Below Penally point above the dog legged harbour is the Devils Bellows a blow hole which blows a horizontal jet of water across the harbour opening about 1 hour each side of low tide. The whole harbour area, promenade and walls are fascinating to wander around but don't miss the excellent Museum of Witchcraft.
An historically focused exhibition with a very un-Harry Potter like collection of fascinating artefacts which explore beliefs and practices whilst tackling the stereotypes often associated around Cornwall's pagan past.
Boscastle became known to an international audience in the summer of 2004 when a 3m flash flood of water funnelled into the harbour area wreaking havoc following freak weather conditions. With over 90 residents and visitors airlifted out in a true battle against time and nature this is now a significant part of the harbours history.
There is lots of information in the visitors centre about the events of that day and the epic efforts of both locals and rescue services that amazingly resulted in no fatalities. Today, with restoration work virtually complete the village is back to its stunning and appealing former self.
For the walker seeking a rest from the path, the harbour area itself has a good selection of art and craft shops, bakers, restaurants and tea gardens and several atmospheric 16th Century inns for some liquid refreshments. If staying visit the excellent Visitors Centre, Cafe and Shop run by the National Trust in one of the restored harbour buildings has exhibitions covering the village and its highlights.
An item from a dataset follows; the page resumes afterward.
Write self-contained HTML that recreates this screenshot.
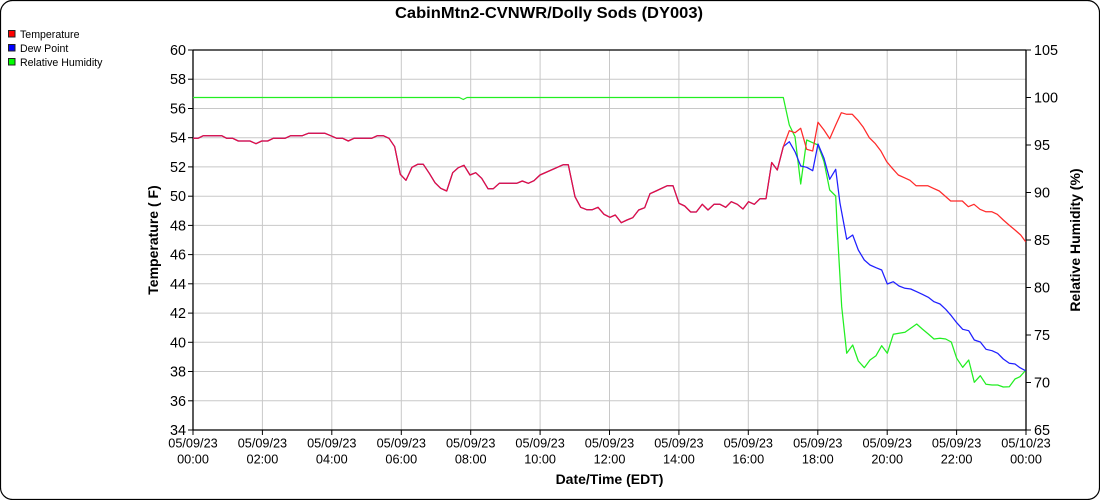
<!DOCTYPE html>
<html><head><meta charset="utf-8"><style>
html,body{margin:0;padding:0;background:#fff;}
svg{display:block;font-family:"Liberation Sans",Arial,sans-serif;}
</style></head><body>
<svg width="1100" height="500" viewBox="0 0 1100 500" xmlns="http://www.w3.org/2000/svg">
<rect x="0.5" y="0.5" width="1099" height="499" rx="12" ry="12" fill="#fff" stroke="#000" stroke-width="1.2"/>
<text x="549" y="18" text-anchor="middle" font-size="16" font-weight="bold" textLength="308" lengthAdjust="spacingAndGlyphs">CabinMtn2-CVNWR/Dolly Sods (DY003)</text>
<!-- legend -->
<g font-size="10.6">
<rect x="8.5" y="30.5" width="6.5" height="6.5" fill="#ff0000" stroke="#222" stroke-width="1"/>
<text x="20" y="38">Temperature</text>
<rect x="8.5" y="44.5" width="6.5" height="6.5" fill="#0000ff" stroke="#222" stroke-width="1"/>
<text x="20" y="52">Dew Point</text>
<rect x="8.5" y="58.5" width="6.5" height="6.5" fill="#00ff00" stroke="#222" stroke-width="1"/>
<text x="20" y="66">Relative Humidity</text>
</g>
<!-- grid -->
<g stroke="#c8c8c8" stroke-width="1">
<line x1="193" y1="79.2" x2="1026" y2="79.2"/>
<line x1="193" y1="108.5" x2="1026" y2="108.5"/>
<line x1="193" y1="137.7" x2="1026" y2="137.7"/>
<line x1="193" y1="166.9" x2="1026" y2="166.9"/>
<line x1="193" y1="196.2" x2="1026" y2="196.2"/>
<line x1="193" y1="225.4" x2="1026" y2="225.4"/>
<line x1="193" y1="254.6" x2="1026" y2="254.6"/>
<line x1="193" y1="283.8" x2="1026" y2="283.8"/>
<line x1="193" y1="313.1" x2="1026" y2="313.1"/>
<line x1="193" y1="342.3" x2="1026" y2="342.3"/>
<line x1="193" y1="371.5" x2="1026" y2="371.5"/>
<line x1="193" y1="400.8" x2="1026" y2="400.8"/>
<line x1="262.4" y1="50" x2="262.4" y2="430"/>
<line x1="331.8" y1="50" x2="331.8" y2="430"/>
<line x1="401.3" y1="50" x2="401.3" y2="430"/>
<line x1="470.7" y1="50" x2="470.7" y2="430"/>
<line x1="540.1" y1="50" x2="540.1" y2="430"/>
<line x1="609.5" y1="50" x2="609.5" y2="430"/>
<line x1="678.9" y1="50" x2="678.9" y2="430"/>
<line x1="748.3" y1="50" x2="748.3" y2="430"/>
<line x1="817.8" y1="50" x2="817.8" y2="430"/>
<line x1="887.2" y1="50" x2="887.2" y2="430"/>
<line x1="956.6" y1="50" x2="956.6" y2="430"/>
</g>
<!-- axes -->
<g stroke="#000" stroke-width="1.3" fill="none">
<line x1="193" y1="50" x2="1026" y2="50"/>
<line x1="193" y1="50" x2="193" y2="430"/>
<line x1="1026" y1="50" x2="1026" y2="430"/>
<line x1="193" y1="430" x2="1026" y2="430"/>
</g>
<g stroke="#000" stroke-width="1">
<line x1="188" y1="50" x2="193" y2="50"/><line x1="188" y1="79.2" x2="193" y2="79.2"/><line x1="188" y1="108.5" x2="193" y2="108.5"/><line x1="188" y1="137.7" x2="193" y2="137.7"/><line x1="188" y1="166.9" x2="193" y2="166.9"/><line x1="188" y1="196.2" x2="193" y2="196.2"/><line x1="188" y1="225.4" x2="193" y2="225.4"/><line x1="188" y1="254.6" x2="193" y2="254.6"/><line x1="188" y1="283.8" x2="193" y2="283.8"/><line x1="188" y1="313.1" x2="193" y2="313.1"/><line x1="188" y1="342.3" x2="193" y2="342.3"/><line x1="188" y1="371.5" x2="193" y2="371.5"/><line x1="188" y1="400.8" x2="193" y2="400.8"/><line x1="188" y1="430" x2="193" y2="430"/>
<line x1="1026" y1="50" x2="1031" y2="50"/><line x1="1026" y1="97.5" x2="1031" y2="97.5"/><line x1="1026" y1="145" x2="1031" y2="145"/><line x1="1026" y1="192.5" x2="1031" y2="192.5"/><line x1="1026" y1="240" x2="1031" y2="240"/><line x1="1026" y1="287.5" x2="1031" y2="287.5"/><line x1="1026" y1="335" x2="1031" y2="335"/><line x1="1026" y1="382.5" x2="1031" y2="382.5"/><line x1="1026" y1="430" x2="1031" y2="430"/>
<line x1="193" y1="430" x2="193" y2="435"/><line x1="262.4" y1="430" x2="262.4" y2="435"/><line x1="331.8" y1="430" x2="331.8" y2="435"/><line x1="401.3" y1="430" x2="401.3" y2="435"/><line x1="470.7" y1="430" x2="470.7" y2="435"/><line x1="540.1" y1="430" x2="540.1" y2="435"/><line x1="609.5" y1="430" x2="609.5" y2="435"/><line x1="678.9" y1="430" x2="678.9" y2="435"/><line x1="748.3" y1="430" x2="748.3" y2="435"/><line x1="817.8" y1="430" x2="817.8" y2="435"/><line x1="887.2" y1="430" x2="887.2" y2="435"/><line x1="956.6" y1="430" x2="956.6" y2="435"/><line x1="1026" y1="430" x2="1026" y2="435"/>
</g>
<!-- left labels -->
<g font-size="14.4" text-anchor="end">
<text x="186" y="55">60</text><text x="186" y="84.2">58</text><text x="186" y="113.5">56</text><text x="186" y="142.7">54</text><text x="186" y="171.9">52</text><text x="186" y="201.2">50</text><text x="186" y="230.4">48</text><text x="186" y="259.6">46</text><text x="186" y="288.8">44</text><text x="186" y="318.1">42</text><text x="186" y="347.3">40</text><text x="186" y="376.5">38</text><text x="186" y="405.8">36</text><text x="186" y="435">34</text>
</g>
<g font-size="14.4" text-anchor="start">
<text x="1034" y="55">105</text><text x="1034" y="102.5">100</text><text x="1034" y="150">95</text><text x="1034" y="197.5">90</text><text x="1034" y="245">85</text><text x="1034" y="292.5">80</text><text x="1034" y="340">75</text><text x="1034" y="387.5">70</text><text x="1034" y="435">65</text>
</g>
<g font-size="12.7" text-anchor="middle">
<text x="193" y="447.5">05/09/23</text><text x="193" y="463.5">00:00</text>
<text x="262.4" y="447.5">05/09/23</text><text x="262.4" y="463.5">02:00</text>
<text x="331.8" y="447.5">05/09/23</text><text x="331.8" y="463.5">04:00</text>
<text x="401.3" y="447.5">05/09/23</text><text x="401.3" y="463.5">06:00</text>
<text x="470.7" y="447.5">05/09/23</text><text x="470.7" y="463.5">08:00</text>
<text x="540.1" y="447.5">05/09/23</text><text x="540.1" y="463.5">10:00</text>
<text x="609.5" y="447.5">05/09/23</text><text x="609.5" y="463.5">12:00</text>
<text x="678.9" y="447.5">05/09/23</text><text x="678.9" y="463.5">14:00</text>
<text x="748.3" y="447.5">05/09/23</text><text x="748.3" y="463.5">16:00</text>
<text x="817.8" y="447.5">05/09/23</text><text x="817.8" y="463.5">18:00</text>
<text x="887.2" y="447.5">05/09/23</text><text x="887.2" y="463.5">20:00</text>
<text x="956.6" y="447.5">05/09/23</text><text x="956.6" y="463.5">22:00</text>
<text x="1026" y="447.5">05/10/23</text><text x="1026" y="463.5">00:00</text>
</g>
<text x="609.5" y="484" font-size="14" font-weight="bold" text-anchor="middle">Date/Time (EDT)</text>
<text transform="translate(158,240) rotate(-90)" font-size="14" font-weight="bold" text-anchor="middle">Temperature ( F)</text>
<text transform="translate(1080,240) rotate(-90)" font-size="14" font-weight="bold" text-anchor="middle">Relative Humidity (%)</text>
<!-- series -->
<g fill="none" stroke-width="1.25" stroke-linejoin="round">
<polyline stroke="#22ee22" points="193,97.5 459.3,97.5 463.3,99.5 467,97.5 783.3,97.5 789.3,125 795,136.7 800.7,184 806.7,140 812.7,142.7 818,145 824,161.7 829.7,190 835.7,196 837.3,230 841.7,306.7 846.7,353.3 852.7,345 858.3,361 864.3,367.7 870,360 876,355.7 881.7,345.7 887.3,353.3 893.3,334.3 899,333.3 905,332.3 910.7,328.3 916.7,324 922.3,329 928.3,334 934,339 940,338.3 945.7,339 951.3,342 956.7,358.3 962.7,367.3 968.7,360 974.3,382.3 980.3,375.7 986,384.3 992,385 997.7,385 1003.3,387 1009.3,386.7 1015,379 1020,376.7 1025.5,370.5"/>
<polyline id="shared" stroke="#2020ff" points="193,138.3 198,138.3 203.3,135.7 221.7,135.7 226.7,138.3 232.7,138.3 238.3,141 250,141 256,143.7 261.7,141 267.7,141 273.3,138.3 285,138.3 290.7,135.7 302.3,135.7 308.3,133.3 325,133.3 330.7,135.7 336.7,138.3 342.7,138.3 348.3,141 354,138.3 371.7,138.3 377.3,135.7 383.3,135.7 389,138.3 394.7,146.7 400.3,174.3 406,180.3 412,167.3 417.7,164.3 423.3,164.3 429.3,173.3 435,182.7 440.7,188.3 446.7,191 452.7,172.7 458.3,167.7 464,165.3 470,175 475.7,172.7 481.7,178.3 488,188.7 493.3,188.7 499.3,183.3 516.7,183.3 522.3,181 528.3,183.3 534,180.7 540,175 563.3,164.7 568.3,164.7 575,196.7 580.7,207.3 586.7,209.7 592.3,209.7 598,207.3 604,214.3 610,217.3 615.3,215 621.3,222.7 627,220 632.7,217.7 638.7,210 644.7,207.7 650,193.7 656,191 667.3,185.7 673,185.7 679,203.3 684.7,206 690.7,212 696.3,212 702.3,204.3 708,210 714,204.3 720,204.3 725.7,207.3 731.3,201.7 737.3,204.3 743,209 748.5,201.7 754.3,204.3 760,198.7 766,198.7 771.7,162.5 777.3,170 783.3,146.7"/>
<polyline stroke="#2020ff" points="783.3,146.7 789.3,141.7 795,151.7 800.7,166 806.7,167.3 812.7,170.7 818,144 824,158.3 829.7,179.3 835.7,169.3 840,203.3 845,230 846.7,239.3 852.7,235 858.3,250 864.3,260 870,265 876,267.7 881.7,270 887.3,284 893.3,281.7 899,286 905,288.3 910.7,289 916.7,291.7 922.3,294.3 928.3,297.3 934,301.7 940,304 945.7,309.3 951.3,315.7 956.7,322.7 962.7,329.3 968.7,330.7 974.3,340 980.3,342 986,349.3 992,350.7 997.7,353.3 1003.3,359 1009.3,363.3 1015,364 1020,367.7 1025.5,370.7"/>
<polyline stroke="#e8103c" points="193,138.3 198,138.3 203.3,135.7 221.7,135.7 226.7,138.3 232.7,138.3 238.3,141 250,141 256,143.7 261.7,141 267.7,141 273.3,138.3 285,138.3 290.7,135.7 302.3,135.7 308.3,133.3 325,133.3 330.7,135.7 336.7,138.3 342.7,138.3 348.3,141 354,138.3 371.7,138.3 377.3,135.7 383.3,135.7 389,138.3 394.7,146.7 400.3,174.3 406,180.3 412,167.3 417.7,164.3 423.3,164.3 429.3,173.3 435,182.7 440.7,188.3 446.7,191 452.7,172.7 458.3,167.7 464,165.3 470,175 475.7,172.7 481.7,178.3 488,188.7 493.3,188.7 499.3,183.3 516.7,183.3 522.3,181 528.3,183.3 534,180.7 540,175 563.3,164.7 568.3,164.7 575,196.7 580.7,207.3 586.7,209.7 592.3,209.7 598,207.3 604,214.3 610,217.3 615.3,215 621.3,222.7 627,220 632.7,217.7 638.7,210 644.7,207.7 650,193.7 656,191 667.3,185.7 673,185.7 679,203.3 684.7,206 690.7,212 696.3,212 702.3,204.3 708,210 714,204.3 720,204.3 725.7,207.3 731.3,201.7 737.3,204.3 743,209 748.5,201.7 754.3,204.3 760,198.7 766,198.7 771.7,162.5 777.3,170 783.3,146.7"/>
<polyline stroke="#ff2a2a" points="783.3,146.7 789.3,130.7 795,132.7 800.7,128.3 806.7,149.3 812.7,151 818,122.3 824,130 829.7,138.7 835.5,125.5 841.3,112.7 846.7,114.3 852.3,114.3 858.3,120.7 863.3,127.3 869.3,137.7 875,143.3 880.7,150.7 886.7,161.7 892.3,168.3 898.3,175 904.3,177.7 910,180.3 916,185.7 927.7,185.7 933.3,188.3 939.3,191 945,196 950.7,201 962.3,201 968.3,206.7 974,204.3 980,209.3 985.7,211.7 991.7,211.7 997.3,214.3 1003.3,220 1009,225 1015,230 1020.7,235 1025.7,241.7"/>
</g>
</svg>
</body></html>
This area is well worth further exploration so for those spending more time or staying overnight here then Boscastle village itself is a bit of an oasis of calm set back up the hill from the harbour area. It's a trip back in time and there is a rewarding short walk (details from the visitor centre) taking in its most interesting spots and excellent views of the harbour and inland valleys.
More exploring will take you to the 42 Forrabury Stitches behind the church one of the best examples left of medieval strip farming and Celtic land use known as Stitchmeal. Combine this with a pre dinner sunset stroll to the viewpoint at Willapark with excellent views back over the village and along the coast in both directions.
You can easily extend the walking from here along the Superb South West Coast Path from Boscastle Harbour. Either East via Crackington Haven towards Bude or West to Tintagel and Port Isaac In season there is a good bus service connecting Tintagel, Boscastle, Crackington Haven and Bude meaning you can spend a couple of nights here and do some Coast Path walking by taking the bus out in the mornings to walk back to your Hotel.